Ohnehin vielseitig interessiert und keine Gelegenheit versäumend, aus dem engen Korsett des Bauens und Denkens der Nachkriegsjahre auszubrechen, führte ihn Maria Biljan-Bilger in ihre Welt archaischer Formen, die sie in Keramikskulpturen und Wandteppichen bearbeitete. Ornamente, das wusste auch Loos, waren nur dann ein Verbrechen, wenn sie ihre kulturellen Wurzeln verloren haben. Die Nachkriegsjahre boten für eine mythisch durchtränkte Kunst ein günstiges Klima. Im ideologiegeschüttelten Europa sehnten sich nicht wenige danach, unter den brüchig gewordenen Zivilisationsschichten ein neues Fundament zu finden. Es war andererseits aber eine recht überschaubare Gemeinde, die Maria Biljan-Bilgers Arbeiten zu schätzen wusste. Vom Kunsthandel hielt sie sich fern, arbeitete lieber mit Architekten zusammen und leitete von 1970 bis 1987 das Bildhauersymposion in St. Margarethen.

Nur wenige Jahrzehnte nach der Entstehung waren etliche Werke bereits akut bedroht. Die Sandsteinwand am Ausflugslokal „Bellevue“ des Architektenpaars Windbrechtinger, die Skulpturen im Kinderfreibad Floridsdorf, Pflanztröge aus dem Einkaufszentrum Hietzing - einiges konnte gerettet werden, aber wohin?

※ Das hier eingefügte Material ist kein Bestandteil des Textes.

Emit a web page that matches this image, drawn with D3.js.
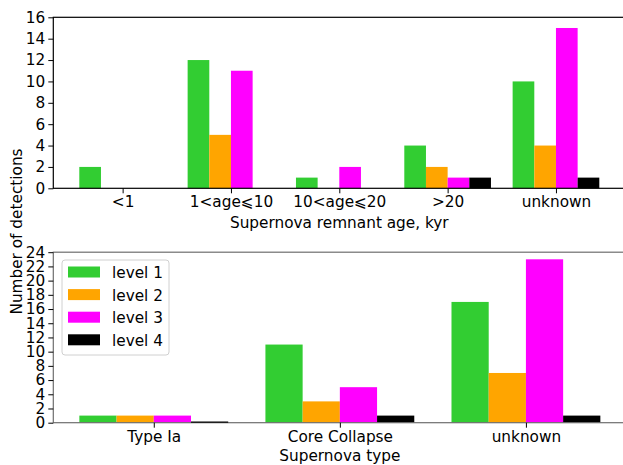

So entstand in den letzten Lebensjahren der Plan, in Sommerein ein Refugium geretteter und nie verkaufter Kunst zu errichten. Ab 1962 hatte sich das Paar dort in einer alten Kapelle am Rand eines aufgelassenen Steinbruchs ein Sommerhaus eingerichtet, später erweiterte die Gemeinde das Grundstück im Tausch für neue Kirchenfenster. 1997 verstarb Maria Biljan-Bilger im Alter von fünfundachtzig Jahren, da standen bereits die Bruchsteinmauern. Sieben Jahre später, am 1. Mai, ihrem Todestag, wurde die Halle mit einem Architektenvolksfest eröffnet.

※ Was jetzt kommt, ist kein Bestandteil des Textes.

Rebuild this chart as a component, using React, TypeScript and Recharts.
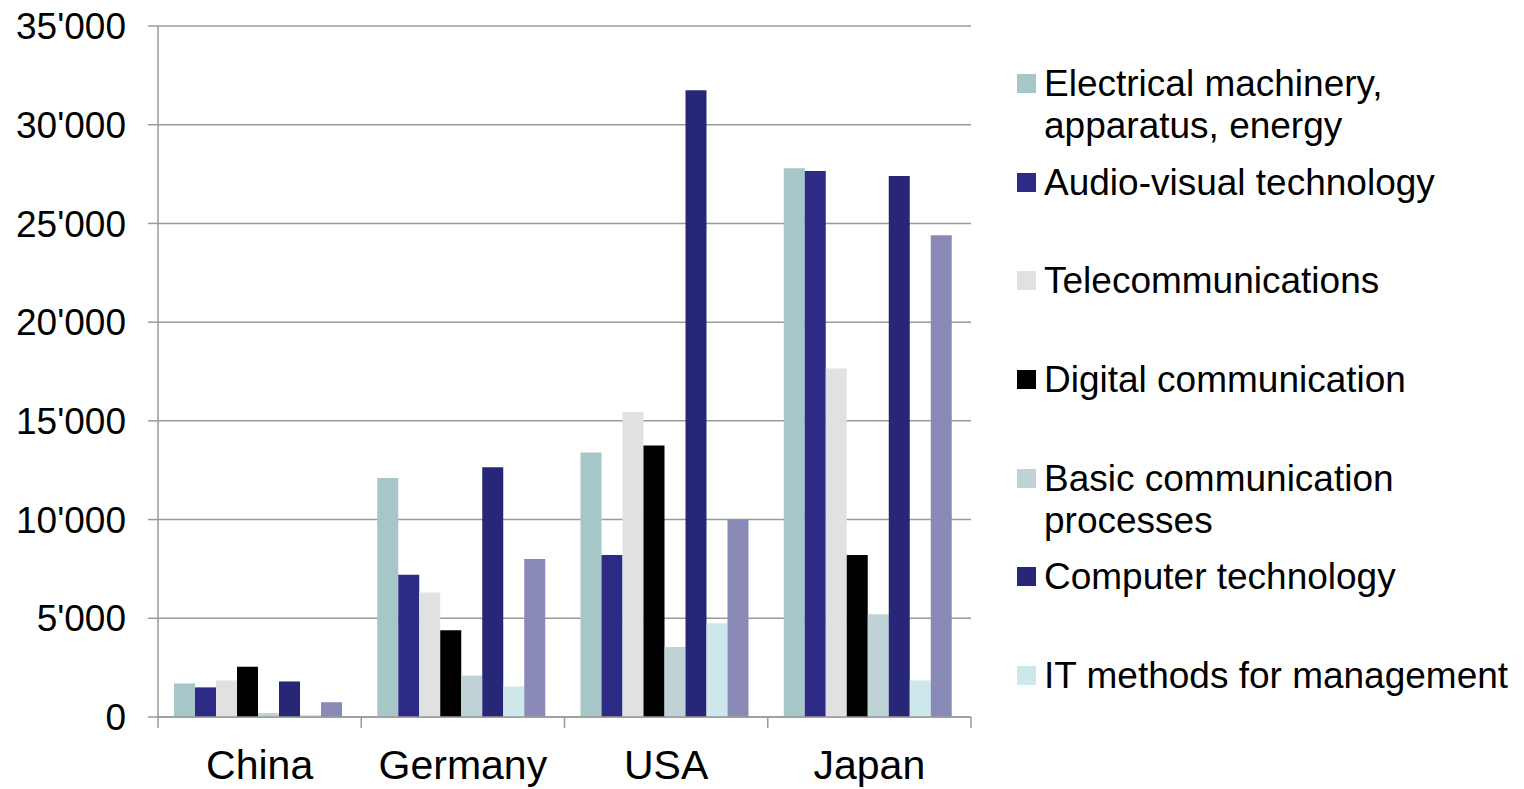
import React from 'react';
import { BarChart, Bar, XAxis, YAxis, CartesianGrid, Legend } from 'recharts';

const countries = ['China', 'Germany', 'USA', 'Japan'];

const electrical = [1700, 12100, 13400, 27800];
const audioVisual = [1500, 7200, 8200, 27650];
const telecom = [1850, 6300, 15450, 17650];
const digital = [2550, 4400, 13750, 8200];
const basicComm = [200, 2100, 3550, 5200];
const computer = [1800, 12650, 31750, 27400];
const itMethods = [100, 1550, 4750, 1850];
const semiconductors = [750, 8000, 10000, 24400];

const yTicks = [0, 5000, 10000, 15000, 20000, 25000, 30000, 35000];

const series = [
  { key: 'electrical', name: 'Electrical machinery, apparatus, energy', values: electrical, color: '#a6c6c8' },
  { key: 'audioVisual', name: 'Audio-visual technology', values: audioVisual, color: '#2e2b87' },
  { key: 'telecom', name: 'Telecommunications', values: telecom, color: '#e1e1e1' },
  { key: 'digital', name: 'Digital communication', values: digital, color: '#000000' },
  { key: 'basicComm', name: 'Basic communication processes', values: basicComm, color: '#bfd2d5' },
  { key: 'computer', name: 'Computer technology', values: computer, color: '#272677' },
  { key: 'itMethods', name: 'IT methods for management', values: itMethods, color: '#cde7ea' },
  // last series has no visible legend entry in the original (cut off)
  { key: 'semiconductors', name: 'Semiconductors', values: semiconductors, color: '#898ab8', hidden: true },
];

const data = countries.map((name, i) => {
  const row: Record<string, string | number> = { name };
  series.forEach((s) => { row[s.key] = s.values[i]; });
  return row;
});

const FONT = '"Liberation Sans", Arial, sans-serif';
const GRID = '#9a9a9a';

const fmt = (v: number) => String(v).replace(/\B(?=(\d{3})+(?!\d))/g, "'");

const CountryTick = (props: any) => {
  const { x, y, payload, index, width } = props;
  const half = payload?.offset || (width || 813) / countries.length / 2;
  const last = index === countries.length - 1;
  return (
    <g>
      <line x1={x - half} x2={x - half} y1={y} y2={y + 11} stroke={GRID} strokeWidth={1.5} />
      {last && <line x1={x + half} x2={x + half} y1={y} y2={y + 11} stroke={GRID} strokeWidth={1.5} />}
      <text x={x} y={y + 62} textAnchor="middle" fontSize={41} fill="#000" fontFamily={FONT}>
        {payload.value}
      </text>
    </g>
  );
};

const order = series.map((s) => s.name);

const renderLegend = (props: any) => {
  const items = (props.payload || [])
    .filter((e: any) => e.type !== 'none')
    .sort((a: any, b: any) => order.indexOf(a.value) - order.indexOf(b.value));
  return (
    <div style={{ fontFamily: FONT, fontSize: 37, color: '#000' }}>
      {items.map((entry: any) => (
        <div key={entry.value} style={{ display: 'flex', height: 98.7 }}>
          <span style={{ width: 19, height: 19, background: entry.color, marginTop: 11, marginRight: 8, flex: 'none' }} />
          <span style={{ width: 480, lineHeight: '42px' }}>{entry.value}</span>
        </div>
      ))}
    </div>
  );
};

const App: React.FC = () => {
  return (
    <div style={{ position: 'absolute', left: 0, top: 0, width: 1524, height: 789, background: '#fff' }}>
      <BarChart
        width={1524}
        height={789}
        data={data}
        margin={{ top: 26, right: 553, bottom: 0, left: 0 }}
        barCategoryGap={16}
        barGap={0}
        style={{ fontFamily: FONT }}
      >
        <CartesianGrid vertical={false} stroke={GRID} strokeWidth={1.5} />
        <XAxis
          dataKey="name"
          height={72}
          axisLine={{ stroke: GRID, strokeWidth: 1.5 }}
          tickLine={false}
          tickSize={0}
          tickMargin={0}
          tick={<CountryTick />}
          interval={0}
        />
        <YAxis
          width={158}
          domain={[0, 35000]}
          ticks={yTicks}
          tickFormatter={fmt}
          axisLine={{ stroke: GRID, strokeWidth: 1.5 }}
          tickLine={{ stroke: GRID, strokeWidth: 1.5 }}
          tickSize={10}
          tickMargin={22}
          tick={{ fill: '#000', fontSize: 37, fontFamily: FONT }}
        />
        <Legend
          layout="vertical"
          align="center"
          verticalAlign="middle"
          content={renderLegend}
          wrapperStyle={{ left: 1017, top: 63, width: 507 }}
        />
        {series.map((s) => (
          <Bar
            key={s.key}
            dataKey={s.key}
            name={s.name}
            fill={s.color}
            legendType={s.hidden ? 'none' : 'square'}
            isAnimationActive={false}
          />
        ))}
      </BarChart>
    </div>
  );
};

export default App;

Zunächst finanzierte Kurrent den Bau aus eigenen Mitteln, später gründete sich aus dem Freundeskreis ein Verein, der Spenden, Fördergelder und Preisnachlässe der Baufirmen einsammelte und weiterhin aktive Mitglieder sucht (maria-biljan-bilger.at).

Am Wochenende ist zwischen Mai und Oktober (10-12 und 14-18 Uhr) die Halle nun geöffnet. Auch in den restlichen Monaten ist das Gelände begehbar. Der Steinbruch wurde von der Gemeinde in eine Grünfläche verwandelt, die Felswände blieben roh und ungesichert.

Kurrents Halle nimmt die Rauheit ihrer Umgebung auf. Mit den Steinen eines Abbruchhauses mauerte sich ein Trupp türkischer Bauarbeiter, der sonst an der Hainburger Stadtmauer tätig ist, exakt an den Grenzen des Grundstücks entlang. Niemand sonst aus der an Steinbrüchen reichen Umgebung des Leithagebirges war dazu noch in der Lage. Mit der geschwungenen Dachkonstruktion antwortet der Bau auf die Gewölbe der Weinkeller in unmittelbarer Nachbarschaft. Die Halle sei eigentlich ein „Unterstand“, meinte der Filmtheoretiker Peter Kubelka bei der Eröffnung. Keine Wärmedämmung, rostige Lamellen statt Fenstern, mehr ein Werk- als ein Ausstellungsraum, kraftvoll wie die Kunst Maria Biljan-Bilgers.